McCormick pointed to a 2021 exchange when Sen. Lindsey Graham pressed then-Homeland Security Secretary Alejandro Mayorkas about whether 99 percent of evacuees were vetted before boarding, and Mayorkas could not give a clear, reassuring answer. The image of planes taking off from Kabul with U.S. officials unsure who was on them should haunt anyone who values national security. That uncertainty wasn’t mere bureaucratic incompetence — it was a failure with real-world consequences.

Those consequences are not hypothetical. Recent revelations about an Afghan national allegedly involved in a deadly shooting in Washington have reignited justified alarm over how poorly vetted some evacuees were admitted and settled in this country. The case highlighted by Reuters shows the risks of rushing people through an airlift without the kind of thorough background checks we demand for anyone seeking entry into the homeland. Americans who sacrificed and served deserve better than excuses.

The scale of the evacuation and the speed of the operation made proper vetting incredibly difficult — hundreds of thousands were moved in a matter of weeks as the Taliban closed in. That collapse of planning and execution has prompted fresh reviews from the Pentagon and congressional probes, as Republicans in Washington press for accountability and transparency about who signed off on what. The Department of Defense has ordered another review into the withdrawal, and the House Oversight Committee is launching hearings to get answers for the American people.

This is part of a broader pattern under the Biden administration: a cavalier approach to borders and vetting that puts Americans at risk. McCormick was right to link the failures in Kabul to the same woeful laxness we see at the southern border — policies that prioritize open-door politics over real security. If we are going to protect our citizens and our troops, leaders must stop hiding behind talking points and start enforcing standards that keep bad actors out.

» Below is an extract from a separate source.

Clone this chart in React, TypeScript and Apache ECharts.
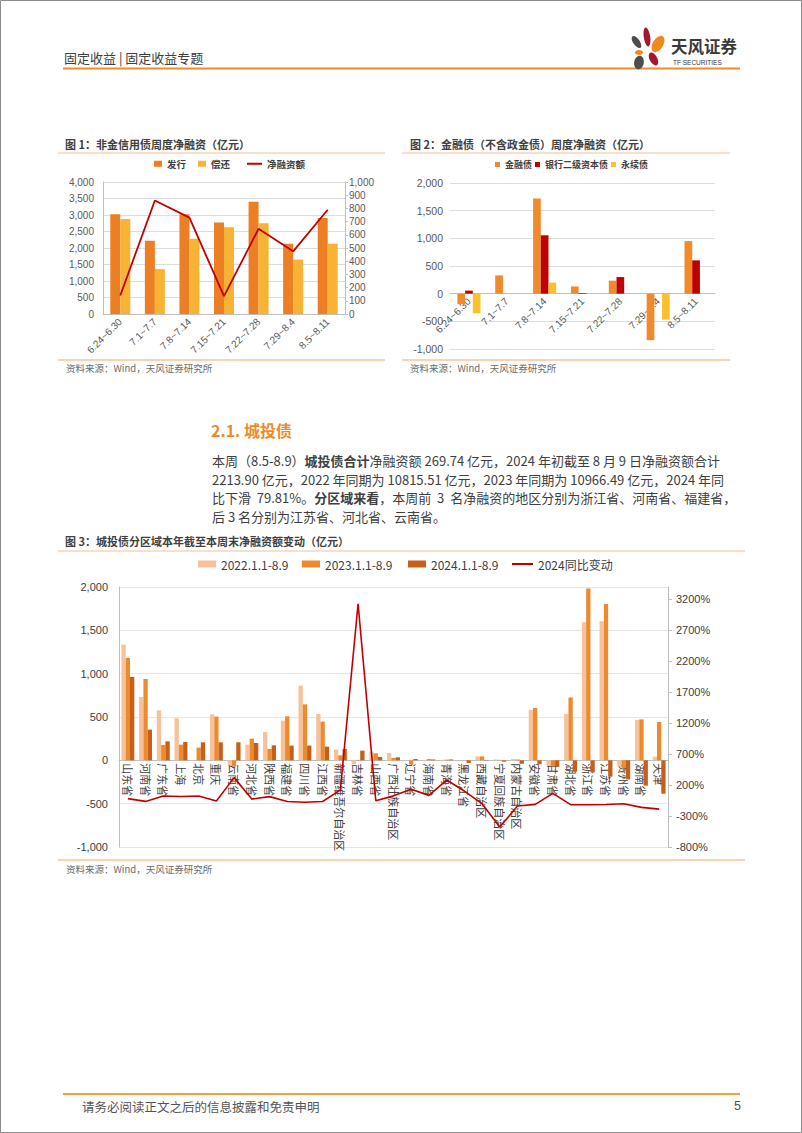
import React, { useEffect, useRef } from 'react';
import * as echarts from 'echarts';

// ---------- Chart 1: 非金信用债周度净融资 ----------
const weeks = ['6.24~6.30', '7.1~7.7', '7.8~7.14', '7.15~7.21', '7.22~7.28', '7.29~8.4', '8.5~8.11'];
const issue = [3020, 2220, 3020, 2770, 3400, 2130, 2910];
const repay = [2880, 1360, 2280, 2630, 2750, 1650, 2130];
const netFin = [140, 860, 730, 135, 645, 475, 790];

// ---------- Chart 2: 金融债周度净融资 ----------
const finBond = [-190, 330, 1720, 130, 235, -840, 950];
const tier2 = [55, 0, 1055, 12, 300, 0, 602];
const perp = [-355, 0, 200, 0, 12, -470, 0];

// ---------- Chart 3: 城投债分区域 ----------
const regions = ['山东省', '河南省', '广东省', '上海', '北京', '重庆', '云南省', '河北省', '陕西省', '福建省', '四川省', '江西省', '新疆维吾尔自治区', '吉林省', '山西省', '广西壮族自治区', '辽宁省', '海南省', '青海省', '黑龙江省', '西藏自治区', '宁夏回族自治区', '内蒙古自治区', '安徽省', '甘肃省', '湖北省', '浙江省', '江苏省', '贵州省', '湖南省', '天津'];
const y2022 = [1335, 731, 577, 485, 5, 531, -60, 181, 327, 458, 862, 535, 124, -45, 100, 85, 0, 5, 5, 0, 45, 10, 15, 582, -55, 537, 1593, 1605, -70, 467, 42];
const y2023 = [1182, 939, 178, 181, 147, 504, -70, 250, 131, 508, 646, 447, 58, 5, 81, 28, -50, 15, 8, 0, 45, 5, 10, 604, -70, 725, 1982, 1805, -90, 473, 442];
const y2024 = [962, 354, 219, 212, 208, 208, 208, 200, 173, 170, 170, 158, 131, 112, 39, 35, 16, 10, 10, -30, 5, -15, -40, -45, -75, -130, -140, -188, -220, -292, -385];
const yoy2024 = [-20, -65, 22, 14, 22, -60, 318, -28, 12, -67, -78, -67, 120, 3120, -55, 24, 129, 32, 279, 102, -102, -479, -140, -113, 65, -118, -118, -116, -102, -161, -189];
const pctTicks = [-800, -300, 200, 700, 1200, 1700, 2200, 2700, 3200];

const CJK = "'Noto Sans CJK SC', 'Noto Sans', sans-serif";
const NUM = "'Liberation Sans', Arial, 'Noto Sans CJK SC', sans-serif";
const TXT = '#404040';
const AX = '#595959';
const GRIDC = '#DDDDDD';
const LINEC = '#BFBFBF';
const ORANGE_LINE = '#F3A96A';

const thou = (v: number) => v.toLocaleString('en-US');

// grid geometry
const G2 = { left: 450, top: 183, width: 265, height: 166, min: -1000, max: 2000 };
const G3 = { left: 119, top: 587, width: 549, height: 260, min: -1000, max: 2000 };
const zeroOffset = (g: any) => -(g.height * (0 - g.min)) / (g.max - g.min);

function txt(x: number, y: number, text: string, o: any = {}) {
  return {
    type: 'text', x, y, silent: true,
    style: {
      text, fill: o.fill || TXT, fontSize: o.fontSize || 12, fontFamily: o.fontFamily || CJK,
      fontWeight: o.fontWeight || 'normal', textAlign: o.align || 'left', align: o.align || 'left',
      textVerticalAlign: 'middle', verticalAlign: 'middle', rich: o.rich,
    },
  };
}
function hline(x1: number, x2: number, y: number, stroke: string, w = 1) {
  return { type: 'line', silent: true, shape: { x1, y1: y, x2, y2: y }, style: { stroke, lineWidth: w } };
}
function petal(cx: number, cy: number, rx: number, ry: number, rot: number, fill: string) {
  return { type: 'ellipse', x: cx, y: cy, rotation: rot, silent: true, shape: { cx: 0, cy: 0, rx, ry }, style: { fill } };
}

const paraRich = { b: { fontWeight: 'bold', fontSize: 13, fontFamily: CJK, fill: TXT } };

const graphics: any[] = [
  { type: 'rect', silent: true, shape: { x: 0.5, y: 0.5, width: 801, height: 1132 }, style: { fill: 'none', stroke: '#8c8c8c', lineWidth: 1 } },
  txt(64, 57, '固定收益 | 固定收益专题', { fontSize: 13 }),
  hline(63, 740, 68.5, '#EE8B2B', 2),
  petal(647, 37, 3.2, 9.5, 0.15, '#A3182F'),
  petal(658, 44, 5.2, 9, -0.55, '#F08A1D'),
  petal(636.5, 42, 3.3, 7, 0.6, '#4D4D4D'),
  petal(639, 52.5, 4, 2.4, 0, '#F08A1D'),
  petal(653.5, 59, 3.8, 7, 0.5, '#A3182F'),
  petal(639, 62.5, 4.8, 6.8, -0.2, '#4D4D4D'),
  txt(671, 46, '天风证券', { fontSize: 16.5, fontWeight: 'bold', fill: '#3a3a3a' }),
  txt(673, 62.5, 'TF SECURITIES', { fontSize: 6.5, fill: '#3a3a3a', fontFamily: NUM }),

  txt(65, 144, '图 1：非金信用债周度净融资（亿元）', { fontSize: 11, fontWeight: 'bold' }),
  hline(58, 385, 153, '#F5BE92'),
  txt(410, 144, '图 2：金融债（不含政金债）周度净融资（亿元）', { fontSize: 11, fontWeight: 'bold' }),
  hline(402, 730, 153, '#F5BE92'),
  hline(58, 385, 360, ORANGE_LINE),
  txt(66, 368, '资料来源：Wind，天风证券研究所', { fontSize: 9.5, fill: '#6b6b6b' }),
  hline(402, 730, 360, ORANGE_LINE),
  txt(410, 368, '资料来源：Wind，天风证券研究所', { fontSize: 9.5, fill: '#6b6b6b' }),

  txt(211, 430, '2.1. 城投债', { fontSize: 16, fontWeight: 'bold', fill: '#F08A24' }),
  txt(212, 460, '本周（8.5-8.9）{b|城投债合计}净融资额 269.74 亿元，2024 年初截至 8 月 9 日净融资额合计', { fontSize: 13, rich: paraRich }),
  txt(212, 479, '2213.90 亿元，2022 年同期为 10815.51 亿元，2023 年同期为 10966.49 亿元，2024 年同', { fontSize: 13 }),
  txt(212, 497.5, '比下滑  79.81%。{b|分区域来看}，本周前  3  名净融资的地区分别为浙江省、河南省、福建省，', { fontSize: 13, rich: paraRich }),
  txt(212, 516, '后 3 名分别为江苏省、河北省、云南省。', { fontSize: 13 }),

  txt(65, 541, '图 3：城投债分区域本年截至本周末净融资额变动（亿元）', { fontSize: 11, fontWeight: 'bold' }),
  hline(58, 745, 551, '#F5BE92'),
  hline(58, 745, 860, ORANGE_LINE),
  txt(66, 869, '资料来源：Wind，天风证券研究所', { fontSize: 9.5, fill: '#6b6b6b' }),

  hline(63, 740, 1094, '#EEA23A', 2),
  txt(82, 1106, '请务必阅读正文之后的信息披露和免责申明', { fontSize: 12.5, fill: '#555555' }),
  txt(741, 1106, '5', { fontSize: 12.5, fill: '#555555', align: 'right', fontFamily: NUM }),
];

function lg(name: string, left: number, top: number, o: any = {}) {
  return {
    show: true, left, top, padding: 0, itemGap: 0, orient: 'horizontal',
    itemWidth: o.w || 8, itemHeight: o.h || 6, symbolKeepAspect: true,
    selectedMode: false,
    textStyle: { fontSize: o.fs || 9.5, color: TXT, fontFamily: CJK, fontWeight: o.fw || 'bold' },
    data: [{ name, icon: o.icon || 'rect' }],
  };
}

const catLabel = { fontSize: 10, color: AX, fontFamily: NUM, rotate: 45, interval: 0, margin: 6, hideOverlap: false };

const option: any = {
  animation: false,
  backgroundColor: '#ffffff',
  textStyle: { fontFamily: NUM },
  graphic: { elements: graphics },
  legend: [
    lg('发行', 154, 159),
    lg('偿还', 198, 159),
    lg('净融资额', 247, 159, { w: 15, icon: 'path://M0,0h15v2h-15z' }),
    lg('金融债', 495, 160, { w: 5, h: 5, fs: 9, icon: 'rect' }),
    lg('银行二级资本债', 535, 160, { w: 5, h: 5, fs: 9, icon: 'rect' }),
    lg('永续债', 611, 160, { w: 5, h: 5, fs: 9, icon: 'rect' }),
    lg('2022.1.1-8.9', 198, 558, { w: 18, h: 7, fs: 12, fw: 'normal' }),
    lg('2023.1.1-8.9', 302, 558, { w: 18, h: 7, fs: 12, fw: 'normal' }),
    lg('2024.1.1-8.9', 408, 558, { w: 18, h: 7, fs: 12, fw: 'normal' }),
    lg('2024同比变动', 512, 558, { w: 21, h: 7, fs: 12, fw: 'normal', icon: 'path://M0,0h21v2h-21z' }),
  ],
  grid: [
    { left: 103, top: 182, width: 242, height: 132, containLabel: false },
    { left: G2.left, top: G2.top, width: G2.width, height: G2.height, containLabel: false },
    { left: G3.left, top: G3.top, width: G3.width, height: G3.height, containLabel: false },
  ],
  xAxis: [
    {
      type: 'category', gridIndex: 0, data: weeks,
      axisLine: { lineStyle: { color: LINEC } }, axisTick: { show: false },
      axisLabel: catLabel,
    },
    {
      type: 'category', gridIndex: 1, data: weeks, offset: zeroOffset(G2),
      axisLine: { onZero: false, lineStyle: { color: LINEC } }, axisTick: { show: false },
      axisLabel: catLabel,
    },
    {
      type: 'category', gridIndex: 2, data: regions, offset: zeroOffset(G3),
      axisLine: { onZero: false, lineStyle: { color: LINEC } }, axisTick: { show: false },
      axisLabel: { fontSize: 11, color: TXT, fontFamily: CJK, rotate: -90, interval: 0, margin: 3, hideOverlap: false },
    },
  ],
  yAxis: [
    {
      type: 'value', gridIndex: 0, min: 0, max: 4000, interval: 500,
      axisLine: { show: true, lineStyle: { color: LINEC } }, axisTick: { show: false },
      splitLine: { lineStyle: { color: GRIDC } },
      axisLabel: { fontSize: 10, color: AX, margin: 9, formatter: thou },
    },
    {
      type: 'value', gridIndex: 0, position: 'right', min: 0, max: 1000, interval: 100,
      axisLine: { show: true, lineStyle: { color: LINEC } }, axisTick: { show: true, length: 3, lineStyle: { color: LINEC } },
      splitLine: { show: false },
      axisLabel: { fontSize: 10, color: AX, margin: 4, formatter: thou },
    },
    {
      type: 'value', gridIndex: 1, min: G2.min, max: G2.max, interval: 500,
      axisLine: { show: false }, axisTick: { show: false },
      splitLine: { lineStyle: { color: GRIDC } },
      axisLabel: { fontSize: 10.5, color: AX, margin: 7, formatter: thou },
    },
    {
      type: 'value', gridIndex: 2, min: G3.min, max: G3.max, interval: 500,
      axisLine: { show: true, lineStyle: { color: LINEC } }, axisTick: { show: false },
      splitLine: { lineStyle: { color: '#E6E6E6' } },
      axisLabel: { fontSize: 11, color: TXT, margin: 11, formatter: thou },
    },
    {
      type: 'value', gridIndex: 2, position: 'right', min: -800, max: 3390,
      axisLine: { show: true, lineStyle: { color: LINEC } },
      axisTick: { show: true, length: 4, lineStyle: { color: LINEC }, customValues: pctTicks },
      splitLine: { show: false },
      axisLabel: { fontSize: 11, color: TXT, margin: 8, customValues: pctTicks, formatter: (v: number) => v + '%' },
    },
  ],
  series: [
    { name: '发行', type: 'bar', xAxisIndex: 0, yAxisIndex: 0, data: issue, barWidth: 10, barGap: '0%', itemStyle: { color: '#EC7F24' } },
    { name: '偿还', type: 'bar', xAxisIndex: 0, yAxisIndex: 0, data: repay, barWidth: 10, barGap: '0%', itemStyle: { color: '#F8B334' } },
    { name: '净融资额', type: 'line', xAxisIndex: 0, yAxisIndex: 1, data: netFin, symbol: 'none', z: 5, lineStyle: { color: '#C00000', width: 1.8 }, itemStyle: { color: '#C00000' } },

    { name: '金融债', type: 'bar', xAxisIndex: 1, yAxisIndex: 2, data: finBond, barWidth: 7.7, barGap: '0%', itemStyle: { color: '#F08A2B' } },
    { name: '银行二级资本债', type: 'bar', xAxisIndex: 1, yAxisIndex: 2, data: tier2, barWidth: 7.7, barGap: '0%', itemStyle: { color: '#C00000' } },
    { name: '永续债', type: 'bar', xAxisIndex: 1, yAxisIndex: 2, data: perp, barWidth: 7.7, barGap: '0%', itemStyle: { color: '#FBC02D' } },

    { name: '2022.1.1-8.9', type: 'bar', xAxisIndex: 2, yAxisIndex: 3, data: y2022, barWidth: 4.3, barGap: '0%', itemStyle: { color: '#F7C199' } },
    { name: '2023.1.1-8.9', type: 'bar', xAxisIndex: 2, yAxisIndex: 3, data: y2023, barWidth: 4.3, barGap: '0%', itemStyle: { color: '#EE8A2E' } },
    { name: '2024.1.1-8.9', type: 'bar', xAxisIndex: 2, yAxisIndex: 3, data: y2024, barWidth: 4.3, barGap: '0%', itemStyle: { color: '#C65F17' } },
    { name: '2024同比变动', type: 'line', xAxisIndex: 2, yAxisIndex: 4, data: yoy2024, symbol: 'none', z: 5, lineStyle: { color: '#C00000', width: 1.6 }, itemStyle: { color: '#C00000' } },
  ],
};

export default function App() {
  const ref = useRef<HTMLDivElement>(null);
  useEffect(() => {
    const chart = echarts.init(ref.current as HTMLDivElement, null, { renderer: 'svg', width: 802, height: 1133 });
    chart.setOption(option);
    return () => chart.dispose();
  }, []);
  return (
    <div
      ref={ref}
      style={{ position: 'absolute', left: 0, top: 0, width: 802, height: 1133, background: '#ffffff' }}
    />
  );
}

The remedy is obvious and urgent: full accountability, an overhaul of vetting procedures, and a return to common-sense immigration policies that put safety first. Republicans in Congress and the Pentagon’s newly announced reviews are a step in the right direction, but they must lead to concrete action, not more window dressing. Hardworking Americans who expect their government to secure the homeland should demand nothing less than the truth and reforms that will prevent another avoidable disaster.